La “significativa attività di depistaggio”, oggi accertata, richiama la sentenza del 30 aprile 2004, con cui la Corte d’Appello di Roma assolse tutti i Generali dell’Aeronautica imputati per presunti depistaggi, definitivamente assolti nel 2007 dalla Cassazione per mancanza di prove. Nel 2010 Mediapolitika si era già occupata del caso Ustica, in occasione del trentesimo anniversario della strage, riportando proprio il punto di vista dall’Arma Azzurra nel saggio di Vincenzo Ruggero Manca, Generale dell’Aeronautica Militare ed ex senatore, che denunciava le tesi che accreditavano un depistaggio da parte degli Stati Maggiori contro il “partito dell’attacco aereo”, propendendo, invece, per “la tesi dell’esplosione interna”.

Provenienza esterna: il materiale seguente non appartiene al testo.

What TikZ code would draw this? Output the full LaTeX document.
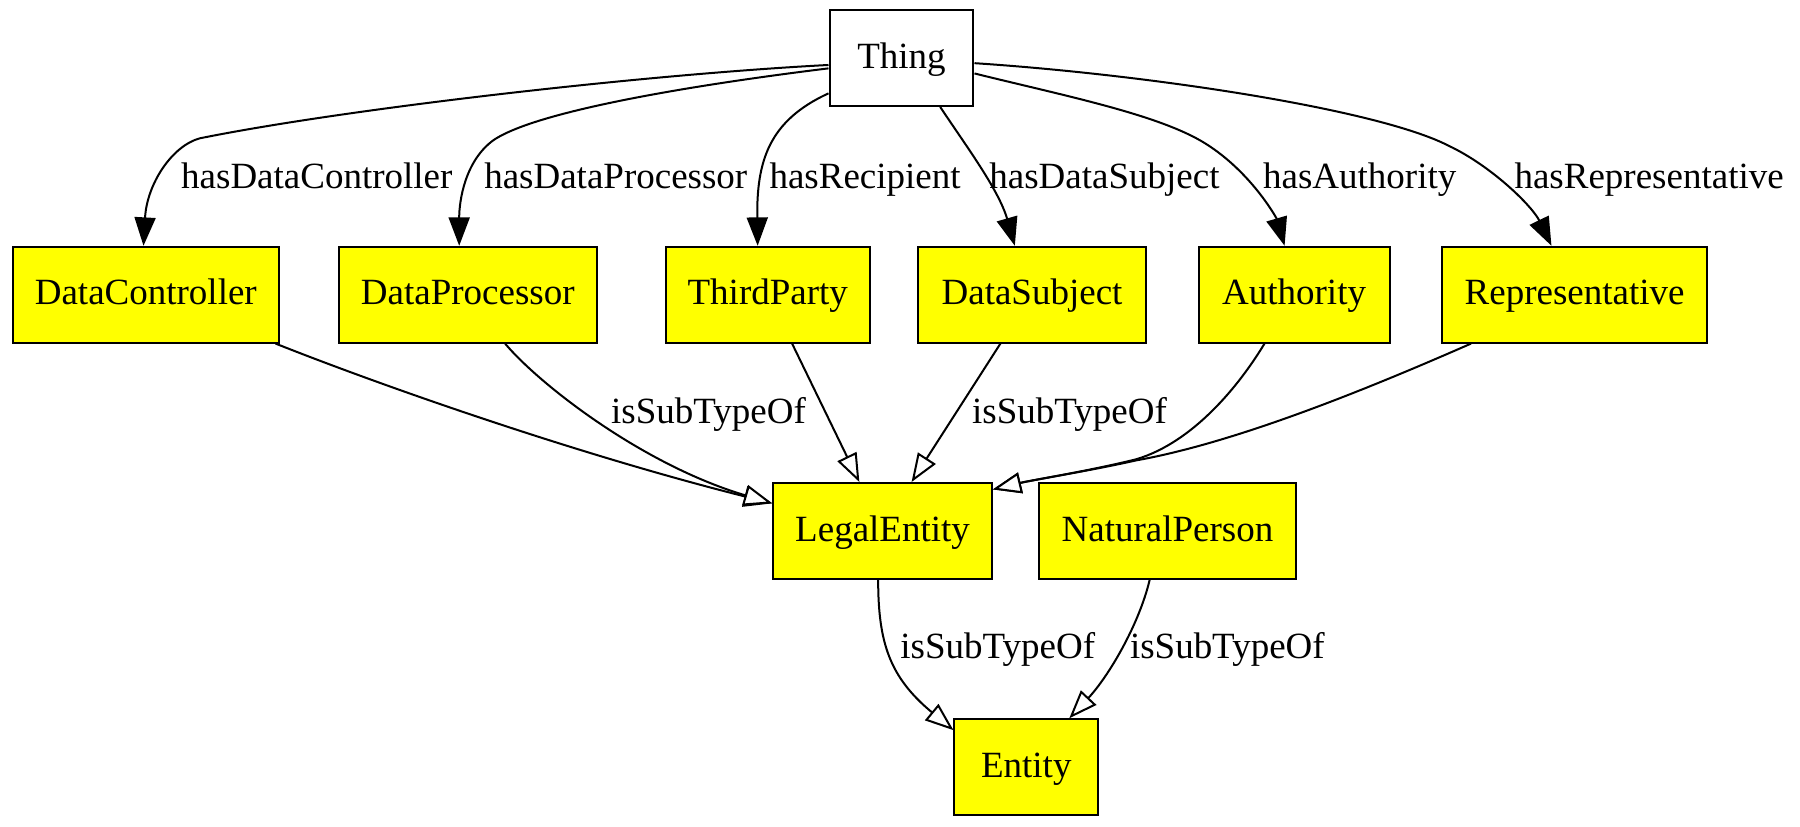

Diverse le conclusioni cui sono giunti i giudici di legittimità, che confermano “la tesi del missile sparato da aereo ignoto” che, come già evidenziato dalla sentenza n. 1871 del 28 gennaio 2013, “è abbondantemente e congruamente motivata” e risulta “ormai consacrata pure nella giurisprudenza di questa Corte”. Altro effetto della sentenza è il nuovo processo civile a carico dei Ministeri della Difesa e dei Trasporti, coinvolti oltre che sul fronte delle responsabilità istituzionali anche su quello dei risarcimenti. Secondo i giudici civili lo Stato è responsabile di “omessa attività di controllo e sorveglianza della complessa e pericolosa situazione venutasi a creare nei cieli di Ustica”, come emerge da una sentenza del 2012, mentre il 4 ottobre 2013 i Ministeri sono stati condannati ad un risarcimento danni di circa 265 milioni di euro in favore dell’Itavia.

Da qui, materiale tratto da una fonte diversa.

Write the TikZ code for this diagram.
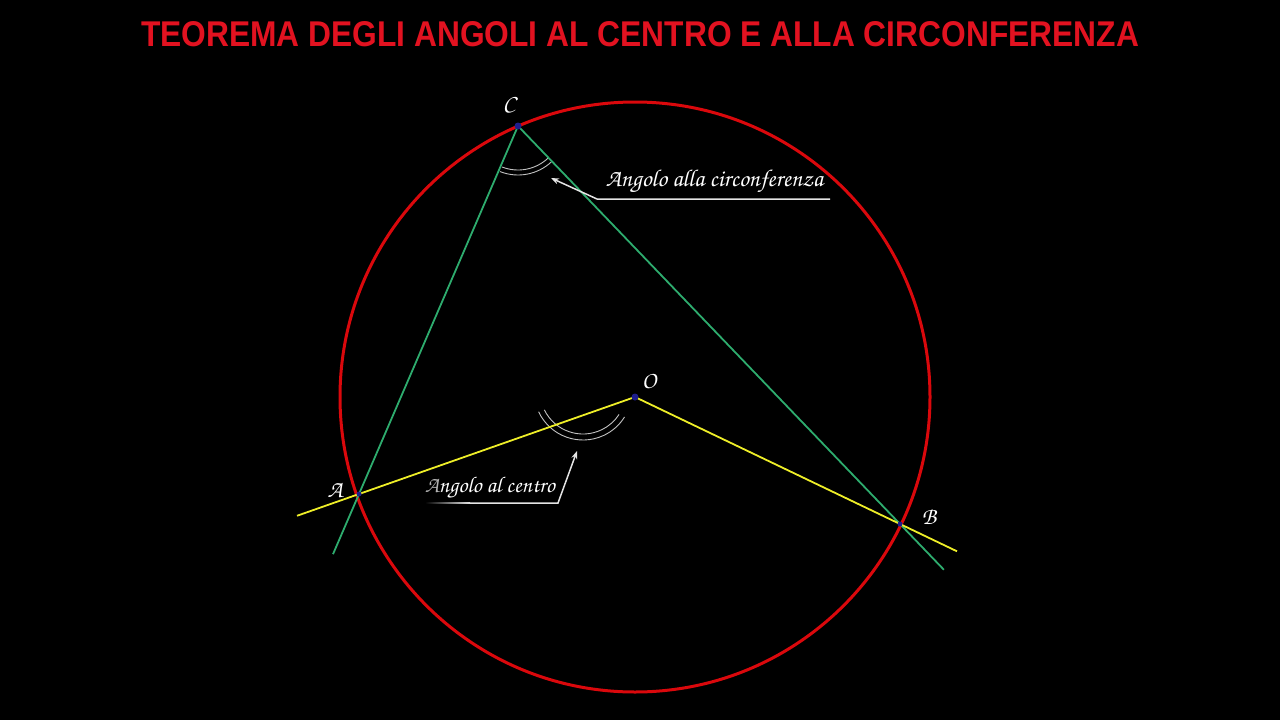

Le reazioni – La questione dei risarcimenti, come le risultanze della sentenza, riguarda oltre agli eredi di Davanzali, i parenti delle vittime. Ma anche le istituzioni che, con la presentazione di un ddl firmato da 36 parlamentari del Pd, subito dopo la sentenza, hanno chiesto l’istituzione di una commissione d’inchiesta sulla strage di Ustica. Soddisfatta Luisa, figlia di Aldo, patron dell’Itavia, che parla di “sentenza coraggiosa, doverosa, dopo anni di depistaggi e omertà”, mentre la presidente dell’Associazione parenti delle vittime della strage di Ustica, Daria Bonfietti, ha dichiarato: «È un problema politico del governo che non deve solo pagare i risarcimenti, ma chiedere conto del perché sono state depistate le indagini», rinnovando, a nome delle vittime, l’appello a perseguire fino in fondo la verità.